The JVM has not one but two JIT compilers: C1, which does only basic optimizations but can compile very quickly, and C2, which optimizes heavily but takes up more system resources. Which one should we choose? The JVM engineers had a trick up their sleeve: The JVM will use them both! This feature is called tiered compilation. So each method will be first run by the interpreter, then if it is invoked often enough, it will get compiled by C1 and finally, if it is called even more often, by C2.
On Java 7, tiered compilation was off by default, and the default code cache size is 48 MB. This was a good default because depending on the underlying hardware, the JVM would choose whether to use C1 or C2, but it would not use both of them. In Java 8, tiered compilation was turned on by default, and, consequently, the default reserved code cache size was increased to 256 MB. This is necessary, because when methods get first compiled by C1 and then by C2, a lot more native code is produced.
Back to our story: Originally our customer ran on Java 7, so they actually increased the reserved code cache size from 48 MB to 64 MB with this setting. However, when they migrated to Java 8, they did not change this flag but tiered compilation was enabled, which lead to a significant decrease from the default of 256 MB. Consequently, depending on the methods that got compiled on the respective nodes, the code cache went full. And when this happens, the JVM will compile no more new methods but instead will only run them in the interpreter. And this results in vastly reduced performance that we have also seen on the cluster nodes where the code cache was full. So we just had to remove this flag from the startup script and everything went back to normal. We also recommend not to change this setting as the default value is sufficient for Elasticsearch.

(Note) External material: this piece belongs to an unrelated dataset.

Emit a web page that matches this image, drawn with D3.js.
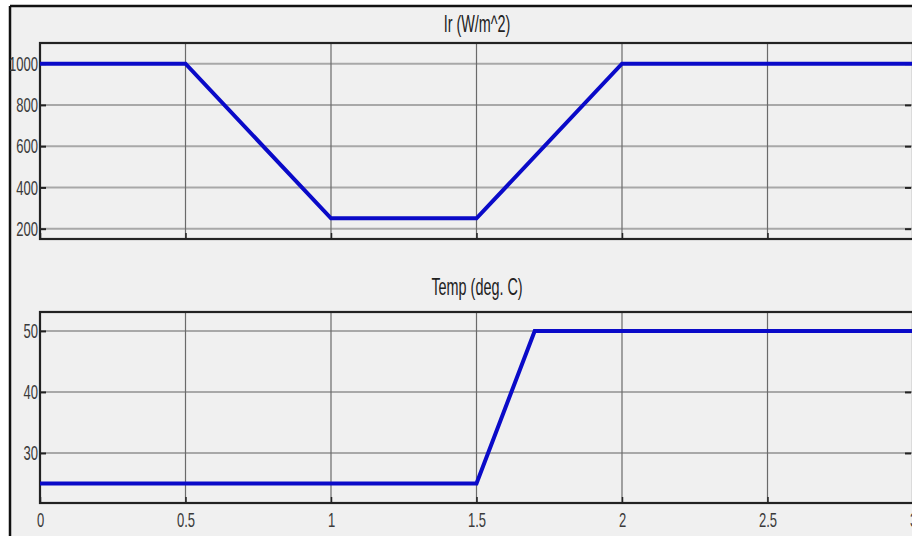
<!DOCTYPE html>
<html>
<head>
<meta charset="utf-8">
<script src="https://cdn.jsdelivr.net/npm/d3@7"></script>
<style>
  html, body { margin: 0; padding: 0; background: #ffffff; }
  svg { display: block; }
  text { font-family: "Liberation Sans", Arial, sans-serif; }
</style>
</head>
<body>
<svg id="chart" width="912" height="536"></svg>
<script>
// Irradiance profile (W/m^2) over time (s)
const irTime = [0, 0.5, 1, 1.5, 2, 3];
const irValue = [1000, 1000, 250, 250, 1000, 1000];
// Cell temperature profile (deg. C) over time (s)
const tempTime = [0, 1.5, 1.7, 3];
const tempValue = [25, 25, 50, 50];

const xTicks = [0, 0.5, 1, 1.5, 2, 2.5, 3];
const xTickLabels = ["0", "0.5", "1", "1.5", "2", "2.5", "3"];
const irTicks = [200, 400, 600, 800, 1000];
const tempTicks = [30, 40, 50];

const svg = d3.select("#chart");
const W = 912, H = 536;
const TICK_FONT = 21, NARROW = 0.62;        // condensed tick labels
const TITLE_FONT = 24, TITLE_NARROW = 0.6;  // condensed panel titles

// figure window background and frame
svg.append("rect").attr("x", 10).attr("y", 6).attr("width", W).attr("height", H)
  .attr("fill", "#f0f0f0");
svg.append("line").attr("x1", 10).attr("x2", W).attr("y1", 6).attr("y2", 6)
  .attr("stroke", "#111").attr("stroke-width", 2.5);
svg.append("line").attr("x1", 10).attr("x2", 10).attr("y1", 6).attr("y2", H)
  .attr("stroke", "#111").attr("stroke-width", 2.5);

const x = d3.scaleLinear().domain([0, 3]).range([40, 913]);

function panel(opts) {
  const { top, bottom, domain, ticks, times, values, title, titleY, showX } = opts;
  const y = d3.scaleLinear().domain(domain).range([bottom, top]);
  const g = svg.append("g");

  // horizontal grid
  g.selectAll(".hg").data(ticks).join("line")
    .attr("x1", x(0)).attr("x2", x(3))
    .attr("y1", d => y(d)).attr("y2", d => y(d))
    .attr("stroke", "#a8a8a8").attr("stroke-width", 2);
  // vertical grid
  g.selectAll(".vg").data(xTicks.slice(1, -1)).join("line")
    .attr("x1", d => x(d)).attr("x2", d => x(d))
    .attr("y1", top).attr("y2", bottom)
    .attr("stroke", "#6a6a6a").attr("stroke-width", 1.2);

  // y axis with inward ticks
  const yAxis = d3.axisLeft(y).tickValues(ticks).tickSize(-6).tickFormat(d3.format("d"));
  const ya = g.append("g").attr("transform", `translate(${x(0)},0)`).call(yAxis);
  ya.select(".domain").remove();
  ya.selectAll(".tick line").attr("stroke", "#222").attr("stroke-width", 2);
  ya.selectAll(".tick text").attr("font-size", TICK_FONT).attr("fill", "#3a3a3a")
    .attr("x", -2 / NARROW).attr("transform", `scale(${NARROW},1)`);

  const yr = d3.axisRight(y).tickValues(ticks).tickSize(-6).tickFormat("");
  const yra = g.append("g").attr("transform", `translate(${x(3) - 2},0)`).call(yr);
  yra.select(".domain").remove();
  yra.selectAll(".tick line").attr("stroke", "#222").attr("stroke-width", 2);

  // x axis (inward ticks)
  const xAxis = d3.axisBottom(x).tickValues(xTicks).tickSize(-6).tickPadding(9)
    .tickFormat((d, i) => showX ? xTickLabels[i] : "");
  const xa = g.append("g").attr("transform", `translate(0,${bottom})`).call(xAxis);
  xa.select(".domain").remove();
  xa.selectAll(".tick line").attr("stroke", "#222").attr("stroke-width", 1.5);
  xa.selectAll(".tick text").attr("font-size", TICK_FONT).attr("fill", "#3a3a3a")
    .attr("transform", `scale(${NARROW},1)`);

  // axes box
  g.append("rect").attr("x", x(0)).attr("y", top)
    .attr("width", x(3) - x(0)).attr("height", bottom - top)
    .attr("fill", "none").attr("stroke", "#222").attr("stroke-width", 2.2);

  // signal trace
  const line = d3.line().x((d, i) => x(times[i])).y(d => y(d));
  g.append("path").datum(values).attr("d", line)
    .attr("fill", "none").attr("stroke", "#0a0ac8").attr("stroke-width", 4)
    .attr("stroke-linejoin", "miter");

  // title
  svg.append("text")
    .attr("transform", `translate(477,${titleY}) scale(${TITLE_NARROW},1)`)
    .attr("text-anchor", "middle")
    .attr("font-size", TITLE_FONT).attr("fill", "#222").text(title);
}

panel({ top: 43, bottom: 239, domain: [150, 1100], ticks: irTicks,
  times: irTime, values: irValue, title: "Ir (W/m^2)", titleY: 32, showX: false });
panel({ top: 312, bottom: 503, domain: [21.8, 53.1], ticks: tempTicks,
  times: tempTime, values: tempValue, title: "Temp (deg. C)", titleY: 295, showX: true });
</script>
</body>
</html>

Morale of the story: While we continuously strive to reduce the complexity within Elasticsearch, it is an application that is running on top of the JVM. So it is not sufficient to understand only Elasticsearch but you need to look at all levels: from hardware, to the operating system, the JVM, and up until the application layer. These complex systems change all the time and a seemingly simple change of a JVM flag can turn into a significant performance problem down the road.